Palembang - Banjir dan tanah longsor melanda beberapa kabupaten di Sumatera, termasuk di Sumatera Selatan. "Ini dampak dari salah urus dalam tata kelola pengelolaan sumber daya alam (SDA)," kata Direktur Eksekutif Walhi Sumatera Selatan Hadi Jatmiko pada Selasa, 9 Februari 2016.
Berdasarkan hasil pantauan Walhi, beberapa lokasi banjir tersebut pada bagian hulu atau di atasnya terdapat aneka izin untuk perusahaan swasta. Misalnya, izin kegiatan industri ekstraktif berupa pertambangan minerba 60 izin, perkebunan sawit 19 izin, dan hutan tanaman industri 1 izin.
Jumlah luas keseluruhan izin itu mencapai 181.429 hektare atau empat setengah kali luas Kota Palembang. Aktivitas eksploitasi SDA yang destruktif tersebut, kata Hadi, terus mendegradasi daya dukung dan daya tampung kesatuan ekosistem di Sumatera Selatan.
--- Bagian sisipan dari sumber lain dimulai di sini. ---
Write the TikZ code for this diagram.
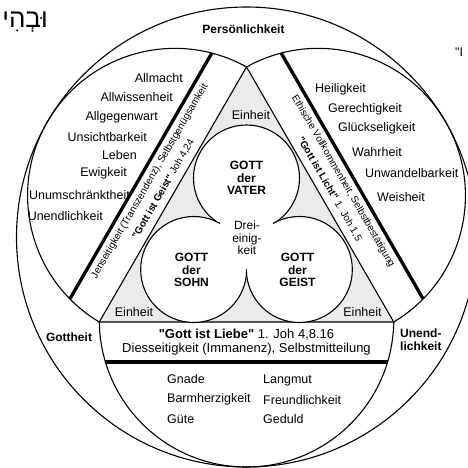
\documentclass[tikz,border=0pt]{standalone}
\usepackage{fontspec}
\setmainfont{Liberation Sans}
\newfontfamily\hebfont[Script=Hebrew]{Liberation Sans}
\TeXXeTstate=1

\begin{document}
\begin{tikzpicture}[x=1pt,y=1pt]
    \tikzset{word/.style={font=\fontsize{12.5}{14}\selectfont, inner sep=0pt},
        head/.style={font=\bfseries\fontsize{12}{13}\selectfont, inner sep=0pt, align=left},
        gott/.style={font=\bfseries\fontsize{12}{12.5}\selectfont, inner sep=0pt, align=center},
        band/.style={font=\fontsize{10}{11}\selectfont, inner sep=0pt},
        thin/.style={line width=1.1pt},
        bar/.style={line width=3.3pt}}
    \fill[white] (-246.5,-231) rectangle (220.5,237);
    \useasboundingbox (-246.5,-231) rectangle (220.5,237);
    \coordinate (O) at (0,0);
    \coordinate (apex) at (90:170);
    \coordinate (lv) at (210:170);
    \coordinate (rv) at (330:170);
    \coordinate (Lc) at (150:82.75);
    \coordinate (Rc) at (30:82.75);
    \coordinate (Bc) at (270:82.75);
    \coordinate (vater) at (0,59);
    \coordinate (sohn) at (-52.83,-32.5);
    \coordinate (geist) at (52.83,-32.5);
    \filldraw[thin, fill=gray!16] (apex) -- (lv) -- (rv) -- cycle;
    \foreach \c in {vater,sohn,geist}
        \filldraw[thin, fill=white] (\c) circle (53);
    \fill[white] (vater) -- (sohn) -- (geist) -- cycle;
    \begin{scope}
        \clip (Lc) circle (147.25);
        \draw[bar] (150:122) ++(60:170) -- ++(240:340);
    \end{scope}
    \begin{scope}
        \clip (Rc) circle (147.25);
        \draw[bar] (30:122) ++(120:170) -- ++(300:340);
    \end{scope}
    \begin{scope}
        \clip (Bc) circle (147.25);
        \draw[bar] (270:125) ++(180:170) -- ++(0:340);
    \end{scope}
    \draw[thin] (apex) arc[start angle=60.87, end angle=239.13, radius=147.25];
    \draw[thin] (rv) arc[start angle=-59.13, end angle=119.13, radius=147.25];
    \draw[thin] (lv) arc[start angle=180.87, end angle=359.13, radius=147.25];
    \draw[thin] (O) circle (230);

    \node[gott] (Nvater) at (vater) {GOTT\\der\\VATER};
    \node[gott] (Nsohn) at (-55,-33) {GOTT\\der\\SOHN};
    \node[gott] (Ngeist) at (51,-33) {GOTT\\der\\GEIST};
    \node[word, align=center, font=\fontsize{12}{12.5}\selectfont] (drei) at (0.5,-1) {Drei-\\einig-\\keit};
    \node[word] (ein1) at (4.5,122) {Einheit};
    \node[word] (ein2) at (-112.5,-75) {Einheit};
    \node[word] (ein3) at (116,-75) {Einheit};

    \node[band, rotate=60] (geist1) at (150:111.5) {Jenseitigkeit (Transzendenz), Selbstgenügsamkeit};
    \node[band, rotate=60] (geist2) at (150:96) {\textbf{\textquotedbl Gott ist Geist\textquotedbl} Joh 4,24};
    \node[band, rotate=-60] (licht1) at (30:111.5) {Ethische Vollkommenheit, Selbstbestätigung};
    \node[band, rotate=-60] (licht2) at (30:96) {\textbf{\textquotedbl Gott ist Licht\textquotedbl} 1. Joh 1,5};
    \node[band, font=\fontsize{13}{14}\selectfont] (liebe1) at (0,-97.5) {\textbf{\textquotedbl Gott ist Liebe\textquotedbl} 1. Joh 4,8.16};
    \node[band, font=\fontsize{13}{14}\selectfont] (liebe2) at (0,-112) {Diesseitigkeit (Immanenz), Selbstmitteilung};

    \node[head] (pers) at (-3,208) {Persönlichkeit};
    \node[head] (gottheit) at (-177.5,-100) {Gottheit};
    \node[head, anchor=west] (unend) at (153.5,-103) {Unend-\\lichkeit};

    \node[word, anchor=east] (w1) at (-63.5,159) {Allmacht};
    \node[word, anchor=east] (w2) at (-73.5,140) {Allwissenheit};
    \node[word, anchor=east] (w3) at (-88.5,120) {Allgegenwart};
    \node[word, anchor=east] (w4) at (-99.5,100) {Unsichtbarkeit};
    \node[word, anchor=east] (w5) at (-109.5,82) {Leben};
    \node[word, anchor=east] (w6) at (-119.5,64) {Ewigkeit};
    \node[word, anchor=east] (w7) at (-116.5,42) {Unumschränktheit};
    \node[word, anchor=east] (w8) at (-143.5,21) {Unendlichkeit};

    \node[word, anchor=west] (r1) at (68.5,148) {Heiligkeit};
    \node[word, anchor=west] (r2) at (81.5,128) {Gerechtigkeit};
    \node[word, anchor=west] (r3) at (91.5,109) {Glückseligkeit};
    \node[word, anchor=west] (r4) at (105.5,85) {Wahrheit};
    \node[word, anchor=west] (r5) at (118.5,64) {Unwandelbarkeit};
    \node[word, anchor=west] (r6) at (130.5,40) {Weisheit};

    \node[word, anchor=west] (b1) at (-79.5,-142) {Gnade};
    \node[word, anchor=west] (b2) at (-79.5,-162) {Barmherzigkeit};
    \node[word, anchor=west] (b3) at (-79.5,-182) {Güte};
    \node[word, anchor=west] (b4) at (16.5,-143) {Langmut};
    \node[word, anchor=west] (b5) at (16.5,-163) {Freundlichkeit};
    \node[word, anchor=west] (b6) at (16.5,-182) {Geduld};

    \node[anchor=east, inner sep=0pt, font=\hebfont\fontsize{26}{28}\selectfont] (hebr) at (-198.5,215) {\beginR וּבְהִי\endR};
    \node[word, anchor=west] (quote) at (208.5,185) {\textquotedbl I};
\end{tikzpicture}
\end{document}
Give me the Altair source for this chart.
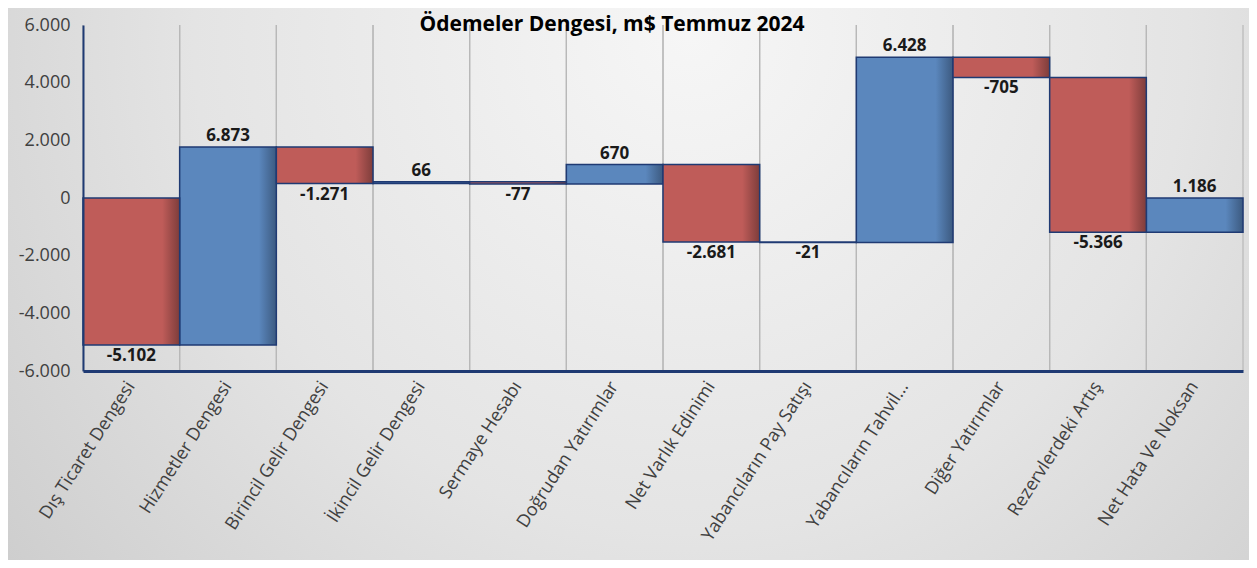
import altair as alt
import pandas as pd

title_text = "Ödemeler Dengesi, m$ Temmuz 2024"
categories = [
    "Dış Ticaret Dengesi", "Hizmetler Dengesi", "Birincil Gelir Dengesi",
    "İkincil Gelir Dengesi", "Sermaye Hesabı", "Doğrudan Yatırımlar",
    "Net Varlık Edinimi", "Yabancıların Pay Satışı", "Yabancıların Tahvil...",
    "Diğer Yatırımlar", "Rezervlerdeki Artış", "Net Hata Ve Noksan",
]
values = [-5102, 6873, -1271, 66, -77, 670, -2681, -21, 6428, -705, -5366, 1186]
y_ticks = [-6000, -4000, -2000, 0, 2000, 4000, 6000]

starts, ends = [], []
run = 0
for v in values:
    starts.append(run)
    run += v
    ends.append(run)

df = pd.DataFrame({
    "cat": categories,
    "value": values,
    "start": starts,
    "end": ends,
})
df["top"] = df[["start", "end"]].max(axis=1)
df["bottom"] = df[["start", "end"]].min(axis=1)
df["label"] = [f"{v:,}".replace(",", ".") for v in values]

W, H = 1160, 346
PAD_L, PAD_T, PAD_R, PAD_B = 75, 17, 6, 189

NAVY = "#1F3A73"

blue_grad = alt.LinearGradient(
    gradient="linear", x1=0, x2=1, y1=0, y2=0,
    stops=[alt.GradientStop(color="#5B87BD", offset=0),
           alt.GradientStop(color="#5B87BD", offset=0.82),
           alt.GradientStop(color="#3C5A80", offset=1)])
red_grad = alt.LinearGradient(
    gradient="linear", x1=0, x2=1, y1=0, y2=0,
    stops=[alt.GradientStop(color="#BF5C59", offset=0),
           alt.GradientStop(color="#BF5C59", offset=0.82),
           alt.GradientStop(color="#7E3D3B", offset=1)])
bg_grad = alt.RadialGradient(
    gradient="radial", x1=0.55, y1=0.3, r1=0, x2=0.55, y2=0.3, r2=0.8,
    stops=[alt.GradientStop(color="#F6F6F6", offset=0),
           alt.GradientStop(color="#E4E4E4", offset=0.5),
           alt.GradientStop(color="#C6C6C6", offset=1)])

x_enc = alt.X(
    "cat:N", sort=categories, title=None,
    scale=alt.Scale(paddingInner=0, paddingOuter=0),
    axis=alt.Axis(labelAngle=-57, labelFontSize=18, labelColor="#404040",
                  labelPadding=12, ticks=False, grid=False, domainColor=NAVY,
                  domainWidth=3, labelLimit=300, zindex=1),
)
y_scale = alt.Scale(domain=[-6000, 6000], nice=False)
y_axis = alt.Axis(values=y_ticks, labelFontSize=18, labelColor="#404040",
                  labelPadding=13, ticks=False, grid=False, domainColor=NAVY,
                  domainWidth=2, zindex=1,
                  labelExpr="datum.value == 0 ? '0' : (datum.value < 0 ? '-' : '') + format(abs(datum.value) / 1000, '.3f')")

bg = alt.Chart(pd.DataFrame({"a": [0]})).mark_rect(fill=bg_grad, clip=False).encode(
    x=alt.value(-PAD_L), x2=alt.value(W + PAD_R),
    y=alt.value(-PAD_T), y2=alt.value(H + PAD_B),
)

title = alt.Chart(pd.DataFrame({"t": [title_text]})).mark_text(
    fontSize=21, fontWeight="bold", color="#000000", align="center",
    baseline="alphabetic", clip=False).encode(
    x=alt.value(529), y=alt.value(6), text="t:N")

base = alt.Chart(df)

grid_l = base.mark_rule(color="#B8B8B8", strokeWidth=1.2).encode(
    x=alt.X("cat:N", sort=categories, bandPosition=0, title=None))
grid_r = base.mark_rule(color="#B8B8B8", strokeWidth=1.2).encode(
    x=alt.X("cat:N", sort=categories, bandPosition=1, title=None))

bars_pos = base.transform_filter("datum.value >= 0").mark_bar(
    fill=blue_grad, stroke=NAVY, strokeWidth=1.5).encode(
    x=x_enc,
    y=alt.Y("start:Q", scale=y_scale, axis=y_axis, title=None),
    y2="end:Q",
)
bars_neg = base.transform_filter("datum.value < 0").mark_bar(
    fill=red_grad, stroke=NAVY, strokeWidth=1.5).encode(
    x=x_enc,
    y=alt.Y("start:Q", scale=y_scale, axis=y_axis, title=None),
    y2="end:Q",
)

lab_pos = base.transform_filter("datum.value >= 0").mark_text(
    fontSize=17, fontWeight="bold", color="#1A1A1A", baseline="bottom", dy=-2).encode(
    x=alt.X("cat:N", sort=categories), y=alt.Y("top:Q"), text="label:N")
lab_neg = base.transform_filter("datum.value < 0").mark_text(
    fontSize=17, fontWeight="bold", color="#1A1A1A", baseline="top", dy=3).encode(
    x=alt.X("cat:N", sort=categories), y=alt.Y("bottom:Q"), text="label:N")

chart = alt.layer(bg, grid_l, grid_r, bars_pos, bars_neg, lab_pos, lab_neg, title).properties(
    width=W, height=H,
    autosize=alt.AutoSizeParams(type="none"),
    padding={"left": PAD_L, "top": PAD_T, "right": PAD_R, "bottom": PAD_B},
).configure(font="Open Sans", background="#FFFFFF").configure_view(stroke=None)

chart.save("out.html", embed_options={"renderer": "svg", "actions": False})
Selain itu, menurut Hadi, bencana disebabkan oleh kebakaran hutan dan lahan yang berkontribusi besar terhadap perubahan ekosistem, baik perubahan secara cepat maupun perlahan (akumulatif).
Karena itu, Walhi khawatir bencana ekologis ini akan terus meluas jika tidak diantisipasi sesegera mungkin."Pemerintah wajib mengubah paradigma dan model pembangunan dari yang selama ini digunakan," ujar Hadi.
Manager Desk Disaster Walhi Sumatera Selatan Dino Mathius mengatakan beberapa bencana ekologis sudah terjadi selama dua bulan terakhir.
Banjir terjadi di enam kecamatan di Kabupaten Lahat, seperti di Desa Gunung Kembang pada 23 Januari 2016, setidaknya terdapat 150 kepala keluarga (KK) menjadi korban, 4 rumah hanyut, dan 15 rumah rusak parah, serta sisanya terendam air setinggi 3 meter.
Pada waktu yang bersamaan, terjadi banjir di Kota Muara Dua, Kabupaten Oku Selatan, Muara Enim, dan Tanjung Enim, serta di Kabupaten Ogan Komering Ilir (OKI). Saat ini banjir sedang terjadi di Kabupaten Musi Banyuasin.
"Masih ada empat kecamatan di Musi Banyuasin yang berpotensi banjir seperti di Kecamatan Sekayu," katanya. Selain itu, potensi ada di Babat Toman, Sei Lais, dan Lawang Wetan.